The request:
Copy exactly, and only, the lines below from the first through the one containing "let datasets = [];", both included; pictures are omitted.

Start of Given records

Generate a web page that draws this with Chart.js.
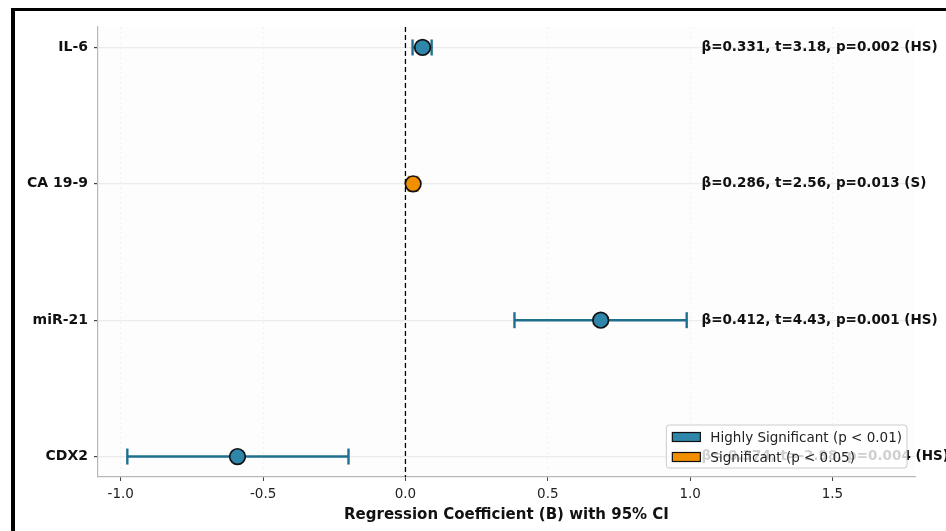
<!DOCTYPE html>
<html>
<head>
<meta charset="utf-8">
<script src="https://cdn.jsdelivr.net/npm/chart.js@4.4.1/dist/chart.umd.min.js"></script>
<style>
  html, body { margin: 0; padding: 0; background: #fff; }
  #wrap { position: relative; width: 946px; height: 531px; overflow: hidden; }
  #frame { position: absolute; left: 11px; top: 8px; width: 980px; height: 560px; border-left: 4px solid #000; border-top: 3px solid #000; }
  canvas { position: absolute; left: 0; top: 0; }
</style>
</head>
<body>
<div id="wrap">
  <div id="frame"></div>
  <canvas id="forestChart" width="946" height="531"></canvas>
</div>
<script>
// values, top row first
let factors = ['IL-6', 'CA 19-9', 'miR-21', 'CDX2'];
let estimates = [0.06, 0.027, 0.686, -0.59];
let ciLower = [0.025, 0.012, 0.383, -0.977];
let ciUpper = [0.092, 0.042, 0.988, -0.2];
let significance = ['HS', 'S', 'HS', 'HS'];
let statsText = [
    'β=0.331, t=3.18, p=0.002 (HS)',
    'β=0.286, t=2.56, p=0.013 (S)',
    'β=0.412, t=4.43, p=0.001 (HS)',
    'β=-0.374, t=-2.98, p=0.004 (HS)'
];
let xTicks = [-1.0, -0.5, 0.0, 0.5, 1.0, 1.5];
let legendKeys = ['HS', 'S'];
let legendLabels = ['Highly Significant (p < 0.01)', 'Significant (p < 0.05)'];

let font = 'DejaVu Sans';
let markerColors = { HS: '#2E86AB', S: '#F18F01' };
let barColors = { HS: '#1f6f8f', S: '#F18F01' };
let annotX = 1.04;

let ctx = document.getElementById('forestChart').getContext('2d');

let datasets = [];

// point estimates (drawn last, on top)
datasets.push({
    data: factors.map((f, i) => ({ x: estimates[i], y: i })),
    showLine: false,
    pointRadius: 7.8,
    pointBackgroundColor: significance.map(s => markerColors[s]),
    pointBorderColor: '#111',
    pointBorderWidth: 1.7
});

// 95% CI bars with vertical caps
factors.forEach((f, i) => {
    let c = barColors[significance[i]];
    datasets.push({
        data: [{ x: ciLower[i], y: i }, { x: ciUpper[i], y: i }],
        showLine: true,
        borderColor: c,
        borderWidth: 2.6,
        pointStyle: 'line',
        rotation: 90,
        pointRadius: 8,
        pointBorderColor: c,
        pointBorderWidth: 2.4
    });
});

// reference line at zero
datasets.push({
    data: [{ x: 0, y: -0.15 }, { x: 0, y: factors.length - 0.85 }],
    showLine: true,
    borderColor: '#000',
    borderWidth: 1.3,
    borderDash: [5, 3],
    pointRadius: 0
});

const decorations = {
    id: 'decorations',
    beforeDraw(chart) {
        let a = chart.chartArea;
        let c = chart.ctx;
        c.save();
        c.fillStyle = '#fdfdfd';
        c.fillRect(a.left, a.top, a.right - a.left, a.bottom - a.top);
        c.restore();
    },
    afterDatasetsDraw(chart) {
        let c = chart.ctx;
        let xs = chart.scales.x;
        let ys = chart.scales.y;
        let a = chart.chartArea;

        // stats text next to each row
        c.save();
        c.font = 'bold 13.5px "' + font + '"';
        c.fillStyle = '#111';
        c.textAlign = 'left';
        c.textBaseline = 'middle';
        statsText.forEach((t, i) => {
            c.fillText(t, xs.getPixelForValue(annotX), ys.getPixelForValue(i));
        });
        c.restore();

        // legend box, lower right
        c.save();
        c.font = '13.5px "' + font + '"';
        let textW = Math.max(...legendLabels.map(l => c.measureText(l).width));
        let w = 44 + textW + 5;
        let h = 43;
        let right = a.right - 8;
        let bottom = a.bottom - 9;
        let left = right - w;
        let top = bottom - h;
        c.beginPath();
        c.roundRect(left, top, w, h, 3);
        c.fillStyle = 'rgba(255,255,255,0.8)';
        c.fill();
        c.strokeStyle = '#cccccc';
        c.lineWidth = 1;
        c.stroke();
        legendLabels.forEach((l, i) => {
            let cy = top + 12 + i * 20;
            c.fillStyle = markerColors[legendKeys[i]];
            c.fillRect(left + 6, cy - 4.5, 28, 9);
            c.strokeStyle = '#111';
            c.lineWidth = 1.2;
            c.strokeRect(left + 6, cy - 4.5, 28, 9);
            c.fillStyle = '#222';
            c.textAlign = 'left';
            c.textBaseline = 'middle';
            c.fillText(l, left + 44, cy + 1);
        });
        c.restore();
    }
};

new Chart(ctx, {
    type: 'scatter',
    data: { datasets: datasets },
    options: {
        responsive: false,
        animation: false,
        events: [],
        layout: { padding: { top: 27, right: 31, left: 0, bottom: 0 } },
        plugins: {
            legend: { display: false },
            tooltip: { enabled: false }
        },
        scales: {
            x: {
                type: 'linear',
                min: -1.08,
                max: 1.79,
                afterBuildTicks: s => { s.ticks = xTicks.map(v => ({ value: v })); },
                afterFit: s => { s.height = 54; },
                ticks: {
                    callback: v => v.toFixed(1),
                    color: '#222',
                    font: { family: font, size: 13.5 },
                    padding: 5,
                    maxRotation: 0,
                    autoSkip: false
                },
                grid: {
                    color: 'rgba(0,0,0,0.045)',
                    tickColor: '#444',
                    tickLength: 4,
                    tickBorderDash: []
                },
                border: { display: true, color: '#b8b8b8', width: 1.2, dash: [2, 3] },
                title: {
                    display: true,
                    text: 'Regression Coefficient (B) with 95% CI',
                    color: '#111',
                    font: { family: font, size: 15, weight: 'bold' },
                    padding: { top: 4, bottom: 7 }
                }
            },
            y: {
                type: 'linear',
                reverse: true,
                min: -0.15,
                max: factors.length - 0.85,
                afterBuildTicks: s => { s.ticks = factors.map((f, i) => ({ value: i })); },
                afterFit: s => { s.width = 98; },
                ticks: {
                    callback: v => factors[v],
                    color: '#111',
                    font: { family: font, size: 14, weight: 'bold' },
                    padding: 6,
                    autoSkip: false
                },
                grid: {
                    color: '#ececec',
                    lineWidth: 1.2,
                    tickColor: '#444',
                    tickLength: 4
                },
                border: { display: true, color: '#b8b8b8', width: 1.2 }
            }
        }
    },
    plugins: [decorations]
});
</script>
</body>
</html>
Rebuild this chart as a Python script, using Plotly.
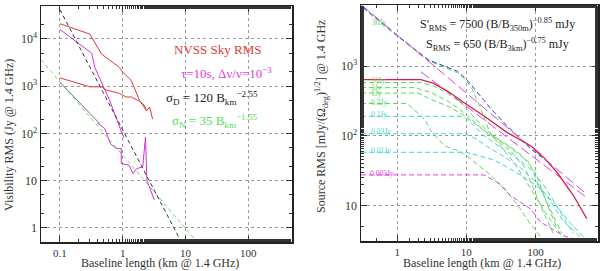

End of Given records

Answer to the task:
Generate a web page that draws this with Chart.js.
<!DOCTYPE html>
<html>
<head>
<meta charset="utf-8">
<script src="https://cdn.jsdelivr.net/npm/chart.js@4.4.1/dist/chart.umd.min.js"></script>
<style>
  html, body { margin: 0; padding: 0; background: #fff; }
  #wrap { position: relative; width: 946px; height: 531px; overflow: hidden; }
  #frame { position: absolute; left: 11px; top: 8px; width: 980px; height: 560px; border-left: 4px solid #000; border-top: 3px solid #000; }
  canvas { position: absolute; left: 0; top: 0; }
</style>
</head>
<body>
<div id="wrap">
  <div id="frame"></div>
  <canvas id="forestChart" width="946" height="531"></canvas>
</div>
<script>
// values, top row first
let factors = ['IL-6', 'CA 19-9', 'miR-21', 'CDX2'];
let estimates = [0.06, 0.027, 0.686, -0.59];
let ciLower = [0.025, 0.012, 0.383, -0.977];
let ciUpper = [0.092, 0.042, 0.988, -0.2];
let significance = ['HS', 'S', 'HS', 'HS'];
let statsText = [
    'β=0.331, t=3.18, p=0.002 (HS)',
    'β=0.286, t=2.56, p=0.013 (S)',
    'β=0.412, t=4.43, p=0.001 (HS)',
    'β=-0.374, t=-2.98, p=0.004 (HS)'
];
let xTicks = [-1.0, -0.5, 0.0, 0.5, 1.0, 1.5];
let legendKeys = ['HS', 'S'];
let legendLabels = ['Highly Significant (p < 0.01)', 'Significant (p < 0.05)'];

let font = 'DejaVu Sans';
let markerColors = { HS: '#2E86AB', S: '#F18F01' };
let barColors = { HS: '#1f6f8f', S: '#F18F01' };
let annotX = 1.04;

let ctx = document.getElementById('forestChart').getContext('2d');

let datasets = [];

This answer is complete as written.